Beyond this, any aspects of the listed XML standards to which FoX fails to do justice to are bugs.

What of Java SAX 2 is not included in FoX?

The difference betweek Java & Fortran means that none of the SAX APIs can be copied directly. However, FoX offers data types, subroutines, and interfaces covering most of the facilities offered by SAX. Where it does not, this is mentioned here.

org.sax.xml:

Querying/setting of feature flags/property values for the XML parser. The effect of a subset of these may be accessed by options to the parse subroutine.
XML filters - Java SAX makes it possible to write filters to intercept the flow of events.
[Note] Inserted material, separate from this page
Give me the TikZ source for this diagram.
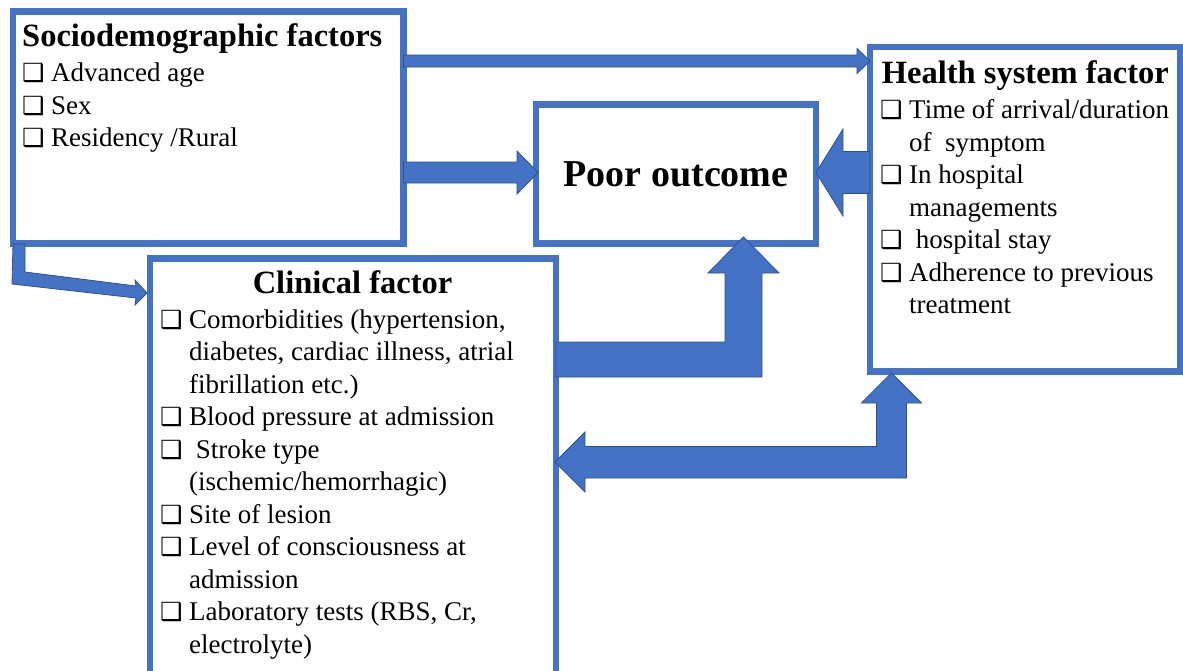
\documentclass[tikz,border=0pt]{standalone}
\usepackage{fontspec}
\setmainfont{Liberation Serif}
\newfontfamily\dejavu{DejaVu Sans}
\usetikzlibrary{calc}

\definecolor{boxblue}{HTML}{4472C4}
\definecolor{edgeblue}{HTML}{2F528F}

\newcommand{\bodysize}{\fontsize{27}{32.5}\selectfont}
\newcommand{\headsize}{\fontsize{32.5}{35}\selectfont\bfseries}
\newcommand{\cbox}{\makebox[28pt][l]{\hspace*{-1pt}\dejavu\fontsize{25}{25}\selectfont ❑}}
\newenvironment{checklist}{\begin{tabular}{@{}l@{}l@{}}}{\end{tabular}}

% straight block arrow: from, tip, half shaft, half head, head length
\newcommand{\hblock}[5]{%
  \draw[blockarrow] ($(#1)+(0,{-(#3)})$) -- ($(#2)+({-(#5)},{-(#3)})$)
    -- ($(#2)+({-(#5)},{-(#4)})$) -- (#2) -- ($(#2)+({-(#5)},#4)$)
    -- ($(#2)+({-(#5)},#3)$) -- ($(#1)+(0,#3)$) -- cycle;}

\tikzset{
  frame/.style={draw=boxblue, line width=6.5pt, fill=white, inner sep=0pt,
    outer sep=0pt, anchor=north west},
  blockarrow/.style={fill=boxblue, draw=edgeblue, line width=0.8pt},
  headtxt/.style={font=\headsize, inner sep=0pt},
  listtxt/.style={font=\bodysize, inner sep=0pt, anchor=north west},
}

\begin{document}
\begin{tikzpicture}[x=1pt, y=-1pt]
  \useasboundingbox (0,0) rectangle (1183,670);

  % Boxes
  \node[frame, minimum width=390.5pt, minimum height=232pt] (socio) at (13,11.5) {};
  \node[frame, minimum width=280pt, minimum height=139pt] (poor) at (536,104.5) {};
  \node[frame, minimum width=310pt, minimum height=324.5pt] (health) at (870,47) {};
  \node[frame, minimum width=406pt, minimum height=421.5pt] (clinical) at (150,258.5) {};

  % Sociodemographic -> health system (thin)
  \coordinate (a1s) at (socio.east |- 0,61);
  \coordinate (a1e) at (health.west |- 0,61);
  \hblock{a1s}{a1e}{6}{12.5}{13}

  % Sociodemographic -> poor outcome
  \coordinate (a2s) at (socio.east |- 0,172.5);
  \coordinate (a2e) at ($(poor.west |- 0,172.5)+(2,0)$);
  \hblock{a2s}{a2e}{10.5}{21.5}{21}

  % Health system -> poor outcome
  \coordinate (a3s) at (health.west |- 0,172.5);
  \coordinate (a3e) at (poor.east |- 0,172.5);
  \hblock{a3s}{a3e}{21}{43.5}{-27}

  % Clinical -> poor outcome (bent)
  \coordinate (a4s) at (clinical.east |- 0,359.5);
  \coordinate (a4e) at ($(poor.south east)+(-72.5,-6.5)$);
  \coordinate (a4k) at (a4s -| a4e);
  \draw[blockarrow] ($(a4s)+(0,-17.5)$) -- ($(a4k)+(-18.5,-17.5)$)
    -- ($(a4e)+(-18.5,36)$) -- ($(a4e)+(-35.5,36)$) -- (a4e)
    -- ($(a4e)+(35.5,36)$) -- ($(a4e)+(18.5,36)$)
    -- ($(a4k)+(18.5,17.5)$) -- ($(a4s)+(0,17.5)$) -- cycle;

  % Clinical <-> health system (two heads)
  \coordinate (a5l) at ($(clinical.east |- 0,462)+(-1,0)$);
  \coordinate (a5u) at ($(health.south west)+(21.5,1.5)$);
  \coordinate (a5k) at (a5l -| a5u);
  \draw[blockarrow] (a5l) -- ($(a5l)+(30,-30)$) -- ($(a5l)+(30,-15.5)$)
    -- ($(a5k)+(-15,-15.5)$) -- ($(a5u)+(-15,30)$) -- ($(a5u)+(-30,30)$)
    -- (a5u) -- ($(a5u)+(30,30)$) -- ($(a5u)+(15,30)$)
    -- ($(a5k)+(15,16)$) -- ($(a5l)+(30,16)$) -- ($(a5l)+(30,30)$) -- cycle;

  % Sociodemographic -> clinical (small bent)
  \coordinate (a6s) at ($(socio.south west)+(0,0.5)$);
  \coordinate (a6e) at ($(clinical.west |- 0,293)+(-3,0)$);
  \draw[blockarrow] (a6s) -- ++(12,0) -- ++(0,28) -- ($(a6e)+(-11,-7)$)
    -- ($(a6e)+(-12,-13)$) -- (a6e) -- ($(a6e)+(-12,12)$)
    -- ($(a6e)+(-11,5)$) -- ($(a6s)+(-1,40)$) -- cycle;

  % Texts
  \node[headtxt, anchor=base west] (sociohead) at (22,46.7) {Sociodemographic factors};
  \node[listtxt] (sociolist) at (23,59) {\begin{checklist}
    \cbox & Advanced age\\
    \cbox & Sex\\
    \cbox & Residency /Rural
  \end{checklist}};

  \node[font=\fontsize{38}{40}\selectfont\bfseries, inner sep=0pt, anchor=base]
    (poortxt) at (676,186.7) {Poor outcome};

  \node[headtxt, anchor=base west] (healthhead) at (881.7,83.3) {Health system factor};
  \node[listtxt] (healthlist) at (881,95.6) {\begin{checklist}
    \cbox & Time of arrival/duration\\
          & of\ \ symptom\\
    \cbox & In hospital\\
          & managements\\
    \cbox & \ hospital stay\\
    \cbox & Adherence to previous\\
          & treatment
  \end{checklist}};

  \node[headtxt, anchor=base] (clinhead) at (352.5,293.3) {Clinical factor};
  \node[listtxt] (clinlist) at (161,305.3) {\begin{checklist}
    \cbox & Comorbidities (hypertension,\\
          & diabetes, cardiac illness, atrial\\
          & fibrillation etc.)\\
    \cbox & Blood pressure at admission\\
    \cbox & \ Stroke type\\
          & (ischemic/hemorrhagic)\\
    \cbox & Site of lesion\\
    \cbox & Level of consciousness at\\
          & admission\\
    \cbox & Laboratory tests (RBS, Cr,\\
          & electrolyte)
  \end{checklist}};
\end{tikzpicture}
\end{document}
FoX does not support this.
Entity resolution - SAX 2 exports an interface to the application for entity resolution, but FoX does not - all entities are resolved within the parser.
Locator - SAX 2 offers an interface to export information regarding object locations within the document, FoX does not.
XMLReader - FoX only offers the parse() method - no other methods really make sense in Fortran.
AttributeList/DocumentHandler/Parser - FoX only offers namespace aware attributes, not the pre-namespace SAX-1 versions.

org.sax.xml.ext:

EntityResolver2 - not implemented
Locator2 - not implemented

org.sax.xml.helpers:

None of these helper methods are implemented.